This invention relates to thermosettable resin compositions. In one embodiment, the invention relates to copolymers of a 1,2-dialkylidenecyclobutane and a bisimide. In a preferred embodiment, the invention relates to toughened bismaleimide resins.
Advanced composites are high-performance materials made up of a fiber-reinforced thermoplastic or thermosettable material. Thermosettable materials useful in advanced composites applications must meet a set of demanding property requirements. For example, such materials optimally have good high-temperature properties such as high (above 200.degree. C.) cured glass transition temperature and low (less than 3%) water absorbance at elevated temperature. Such materials also exhibit high toughness, as reflected in a Mode I fracture toughness above 2 MPa.m.sup.1/2. For ease of processing in preparing adhesives and prepregs for composite parts, the uncured material will ideally have a low (below 120.degree. C.) melting temperature.
Examples of thermosettable materials useful in advanced composites include epoxy resins and bismaleimide resins. Epoxy resins have good processing properties, but generally have relatively low glass transition temperatures and unacceptable high-temperature water absorbance.

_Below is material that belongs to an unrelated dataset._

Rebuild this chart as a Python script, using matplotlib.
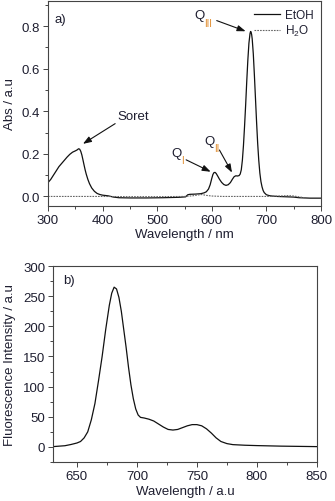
import matplotlib
matplotlib.use("Agg")
import matplotlib.pyplot as plt
from matplotlib.ticker import MultipleLocator

plt.rcParams['font.family'] = ['Liberation Sans', 'DejaVu Sans']
plt.rcParams['mathtext.default'] = 'regular'

# ---- Panel a) absorbance ----
abs_wl = [300, 305, 310, 315, 320, 325, 330, 335, 340, 345, 350, 353, 356, 358, 360, 362,
          364, 366, 368, 370, 373, 376, 380, 385, 390, 395, 400, 410, 420, 430, 450, 480,
          510, 540, 552, 556, 560, 570, 580, 586, 590, 594, 597, 600, 602, 604, 606, 608,
          611, 614, 618, 622, 626, 630, 634, 638, 641, 644, 647, 650, 652, 654, 656, 658,
          660, 662, 664, 666, 668, 670, 671, 672, 673, 674, 676, 678, 680, 682, 684, 686,
          688, 690, 692, 694, 696, 700, 705, 710, 720, 730, 740, 750, 760, 770, 780, 800]
abs_etoh = [0.065, 0.08, 0.10, 0.12, 0.14, 0.155, 0.17, 0.185, 0.198, 0.208, 0.214, 0.218, 0.224,
            0.222, 0.212, 0.195, 0.172, 0.148, 0.125, 0.105, 0.08, 0.06, 0.04, 0.024, 0.014,
            0.009, 0.006, 0.003, -0.003, -0.006, -0.007, -0.007, -0.006, -0.004, -0.002, 0.008,
            0.010, 0.011, 0.013, 0.017, 0.022, 0.035, 0.055, 0.085, 0.103, 0.112, 0.113, 0.108,
            0.095, 0.081, 0.066, 0.056, 0.052, 0.055, 0.065, 0.082, 0.093, 0.097, 0.096, 0.098,
            0.105, 0.125, 0.17, 0.24, 0.33, 0.43, 0.54, 0.64, 0.72, 0.765, 0.775, 0.772, 0.76,
            0.74, 0.67, 0.57, 0.46, 0.35, 0.25, 0.17, 0.11, 0.07, 0.045, 0.028, 0.018, 0.008,
            0.004, 0.002, 0.0, -0.001, -0.002, -0.003, -0.006, -0.007, -0.008, -0.008]
h2o_wl = [300, 350, 400, 450, 500, 550, 565, 575, 582, 590, 600, 620, 650, 700, 725, 740, 750, 760, 770]
abs_h2o = [0.0, 0.0, 0.0, -0.001, -0.001, 0.0, 0.003, 0.007, 0.009, 0.005, 0.002, 0.0, 0.0, 0.0,
           0.002, 0.004, 0.002, -0.002, -0.006]

# ---- Panel b) fluorescence ----
fl_wl = [630, 640, 645, 650, 653, 656, 659, 662, 665, 668, 671, 674, 677, 679, 681, 683, 685,
         687, 689, 691, 693, 695, 697, 699, 701, 703, 706, 710, 714, 718, 722, 726, 730, 734,
         738, 742, 746, 750, 754, 758, 762, 766, 770, 775, 780, 790, 800, 820, 850]
fl_int = [0.5, 2, 4, 6.5, 9, 15, 25, 45, 72, 110, 150, 195, 235, 255, 265, 262, 248, 225, 195,
          165, 132, 103, 80, 63, 53, 49, 48, 46, 43, 38, 33, 29, 28, 29, 32, 35, 37, 37, 35,
          30, 23, 15, 9, 5.5, 3.8, 2.8, 2.2, 1.3, 0.5]

txt_col = '#1e1e30'
sub_col = '#e08a2a'
spine_col = '#444444'

fig = plt.figure(figsize=(3.35, 5.02), dpi=100)
ax1 = fig.add_axes([0.1433, 0.5876, 0.8149, 0.4084])
ax2 = fig.add_axes([0.158, 0.0777, 0.788, 0.3903])

def style(ax):
    for s in ax.spines.values():
        s.set_color(spine_col)
        s.set_linewidth(0.8)
    ax.tick_params(which='both', direction='out', colors=spine_col, labelcolor=txt_col,
                   labelsize=9.5, top=False, right=False, width=0.7)
    ax.tick_params(which='major', length=3.5, pad=2)
    ax.tick_params(which='minor', length=2)

# Panel a
ax1.plot(abs_wl, abs_etoh, color='#111111', lw=0.9, label='EtOH')
ax1.plot(h2o_wl, abs_h2o, color='#666666', lw=0.8, ls=(0, (1.5, 1)), label='H$_2$O')
ax1.set_xlim(300, 800)
ax1.set_ylim(-0.045, 0.918)
ax1.xaxis.set_major_locator(MultipleLocator(100))
ax1.xaxis.set_minor_locator(MultipleLocator(50))
ax1.yaxis.set_major_locator(MultipleLocator(0.2))
ax1.yaxis.set_minor_locator(MultipleLocator(0.1))
ax1.yaxis.set_major_formatter(matplotlib.ticker.FormatStrFormatter('%.1f'))
style(ax1)
ax1.set_xlabel('Wavelength / nm', fontsize=9.5, color=txt_col)
ax1.set_ylabel('Abs / a.u', fontsize=9.5, color=txt_col)
ax1.xaxis.set_label_coords(0.5, -0.105)
ax1.yaxis.set_label_coords(-0.119, 0.5)
ax1.text(0.022, 0.91, 'a)', transform=ax1.transAxes, fontsize=9.5, color=txt_col, va='center')
leg = ax1.legend(loc='upper right', frameon=False, fontsize=8.5, handlelength=2.2,
                 handletextpad=0.4, borderaxespad=0.25, labelspacing=0.2)
for t in leg.get_texts():
    t.set_color(txt_col)

arrow = dict(arrowstyle='-|>,head_length=0.5,head_width=0.18', color='#111111', lw=0.8,
             shrinkA=0, shrinkB=0)
ax1.text(456, 0.38, 'Soret', fontsize=9.5, color=txt_col, ha='center', va='center')
ax1.annotate('', xy=(364, 0.247), xytext=(423, 0.342), arrowprops=arrow)

def qlabel(pos, sub, start, end):
    t = ax1.text(pos[0], pos[1], 'Q', fontsize=9.5, color=txt_col, ha='center', va='center')
    ax1.annotate(sub, xy=(0.97, 0.3), xycoords=t, fontsize=7, color=sub_col,
                 ha='left', va='top')
    ax1.annotate('', xy=end, xytext=start, arrowprops=arrow)

qlabel((535, 0.205), 'I', (553, 0.172), (598, 0.116))
qlabel((596, 0.262), 'II', (614, 0.218), (637, 0.112))
qlabel((578, 0.85), 'III', (609, 0.826), (662, 0.776))

# Panel b
ax2.plot(fl_wl, fl_int, color='#111111', lw=0.9)
ax2.set_xlim(630, 850)
ax2.set_ylim(-25, 300)
ax2.xaxis.set_major_locator(MultipleLocator(50))
ax2.xaxis.set_minor_locator(MultipleLocator(25))
ax2.yaxis.set_major_locator(MultipleLocator(50))
ax2.yaxis.set_minor_locator(MultipleLocator(25))
style(ax2)
ax2.set_xlabel('Wavelength / a.u', fontsize=9.5, color=txt_col)
ax2.set_ylabel('Fluorescence Intensity / a.u', fontsize=9.5, color=txt_col)
ax2.xaxis.set_label_coords(0.5, -0.118)
ax2.yaxis.set_label_coords(-0.14, 0.5)
ax2.text(0.037, 0.93, 'b)', transform=ax2.transAxes, fontsize=9.5, color=txt_col, va='center')

fig.savefig('out.png', dpi=100)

Bismaleimide resins have superior high-temperature properties but are very brittle and further tend, because of their high softening points, to require solvents in order to be readily processable. In addition, standard cured bismaleimide resins tend to have high (in the 5-7% range) 93.degree. C. water absorption. Standard olefinic chain extenders for bismaleimides (such as bis-allylphenols) give rates of chain extension which are not significantly higher than the rates of the subsequent crosslinking reactions, making it difficult to use such materials to obtain the high molecular weight between crosslinks needed for very high toughness. Certain bisbenzocyclobutene crosslinkers for bismaleimides give high toughness, but these monomers are quite expensive to prepare, involving multistep syntheses from the nearest commercially available material.
It is thus an object of the invention to provide new thermoset resin materials. In one aspect, it is an object of the invention to provide comomomers which provide low-melting bismaleimides which cure to high-Tg, tough resins having low water absorbance.